I also feel you plainly didn't read or probably didn't understand what I wrote in the post - I have no truck with audio-foolery - I thought I made that clear :) I also don't recall stating that "everything commercial is rubbish"....

Perhaps you should calm down a bit? Have a cup of tea, maybe? :)
 
well maybe you EEs might call it art, but I wouldnt, I have an art/design background. those that turn technical fields into art usually do so by bending the rules/riding the boundaries while creating something that works and works well, or they write their own rules and it works well. I'm not sure either of these methodologies could be said of an EE

its a turn of phrase and I know what you mean, but i'm not sure its appropriate here, even when some effort is made to make the PCBs look nice/symmetrical, its aesthetic appeal is an attribute of the design, not a means to an end.
 
:DSorry yes I did miss read, 25+ years at the coal face and still employed, though many changes of location. Though I must admit PCB layout is a dying art, most I know and see these days are getting rather long in the tooth, including myself. Yet it is at one of its most exciting points with the increasing high speed logic, 3D chip stacking, high speed RF and my favorite HDI (High Density Interconnect).
 
What some punters don't seem to realise is that there is an absolutely fundamental difference between SPDIF and USB as a DAC interface method: SPDIF delivers bits in real time so has to get it right on time all the time with only minimal jitter; USB can deliver a bag of bits whenever it feels like it so no timing information whatsoever can be derived or deduced from packets. Thus there is a (tiny) influence of cable quality on SPDIF, but no possibility of an influence on USB (in both cases, assuming normal engineering requirements have been met).

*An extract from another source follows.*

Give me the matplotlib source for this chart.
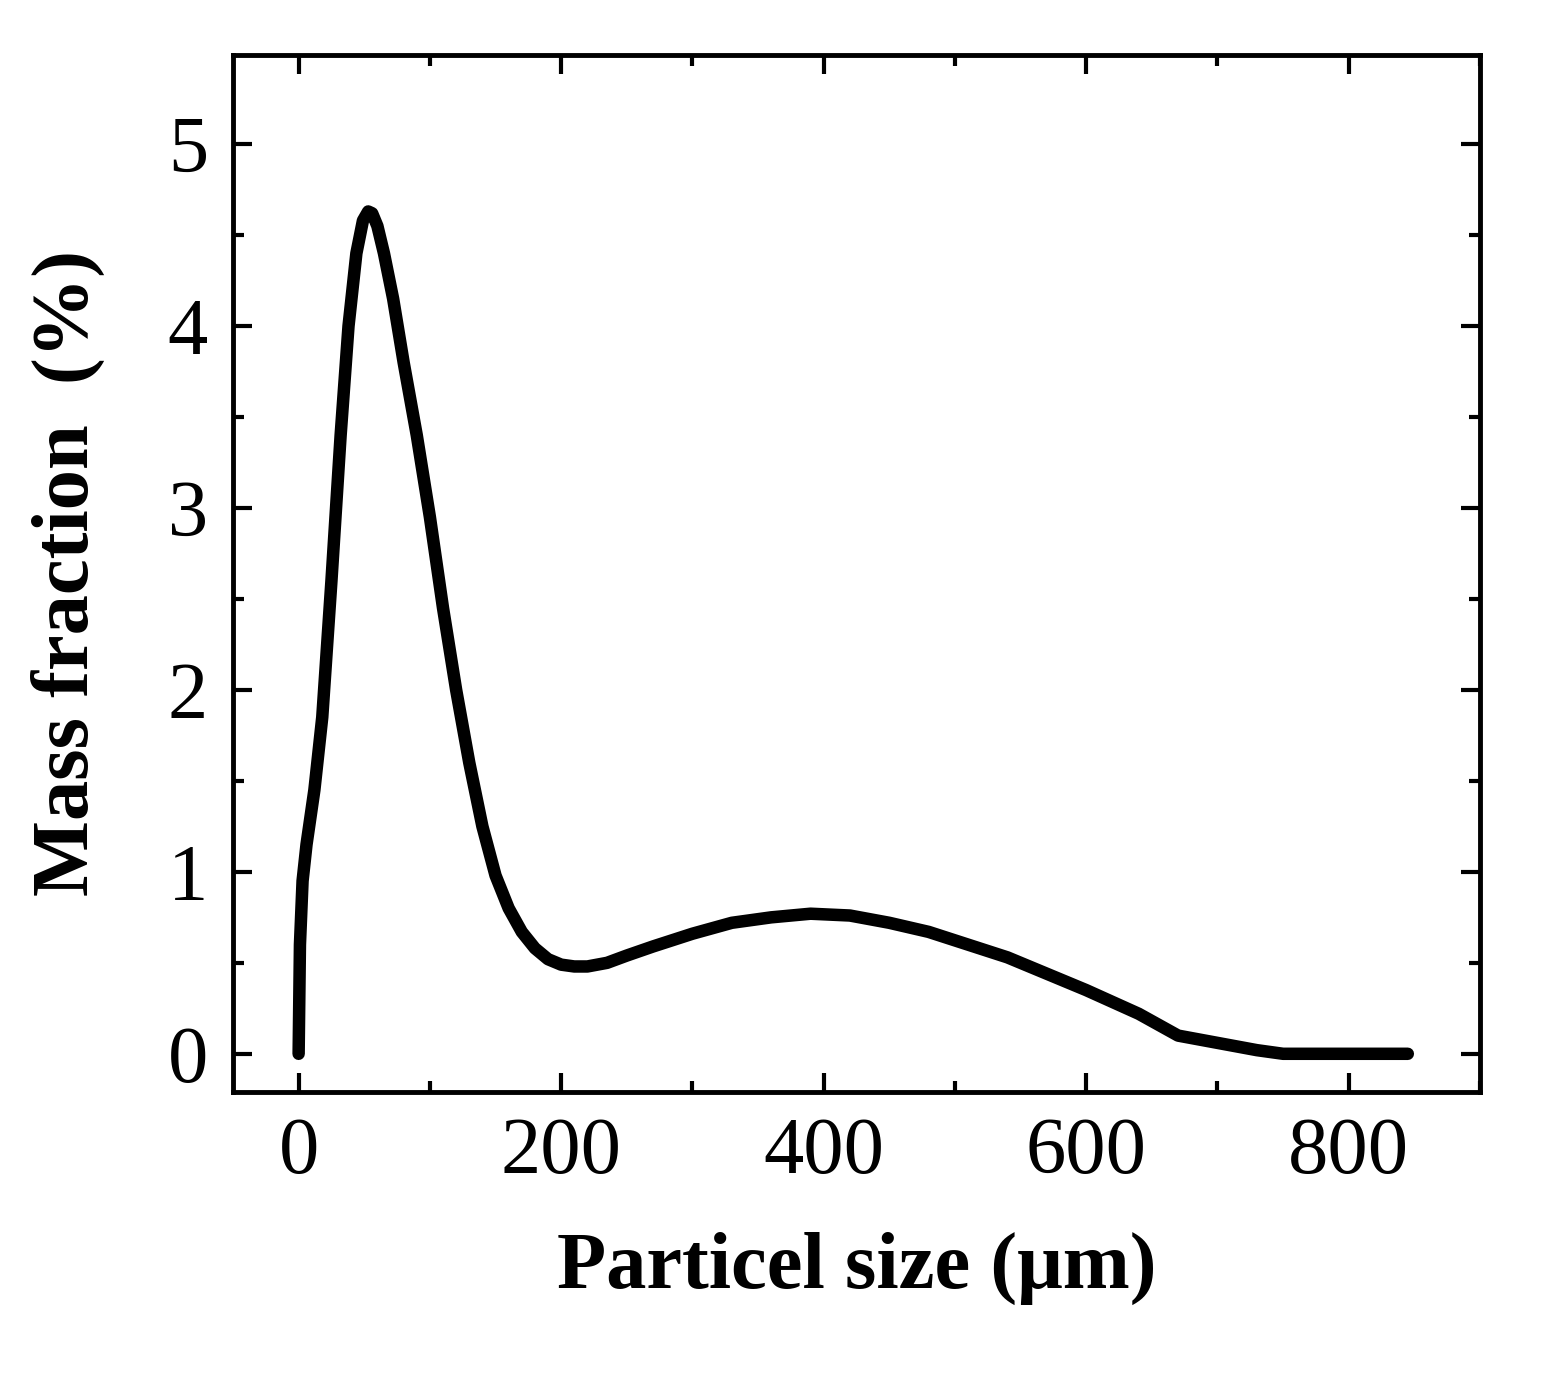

Is that strictly true? In the isochronous USB transfer mode, the timing is derived purely from the rate the packets arrive. Yuk. So conceivably it might just be possible that the cable could affect the degree and frequency at which the DAC's PLL has to adjust its timing. In a more sensible system, e.g. asynchronous mode, the cable would have no effect whatsoever, short of total failure to get the information across.
 
actually "isochronous" is a 'reserved slot in time' which is reckoned by the pair of devices, transmitter and receiver. The transmitter controller (or higher level logic) can calculate from its buffered bitstream the optimal elapsed time between packets, and the receiver agrees to make that opening-slot available to receive a packet. In practice, little things (like other packets) get in the way, but that's no real matter - the buffer at the receiving end typically has 4+ packets in advance of play, in waiting. It therefore doesn't experience any "resynchronizing" of clocks or anything else. In conventional DAC playback, there is no provision for making up data that is missing. When the transmission rate is either close-but-higher, or close-but-slower than the receiver's clock, there certainly is the possibility of data drop or interpolation (respectively). Very smart DACs have precisely controllable synthetic clock circuits that can adjust the play rate to match the transmission stream by even as much as ±2% ... though of course such adjustment comes also as a shift in tone. This is not desired, for most music. Changing though by a couple of parts-per-10,000 is inaudible, even to persons with finely honed perfect pitch. And that is usually the on-the-ground, real-world difference in clocks between unsynchronized, but certainly crystal-referenced independent systems.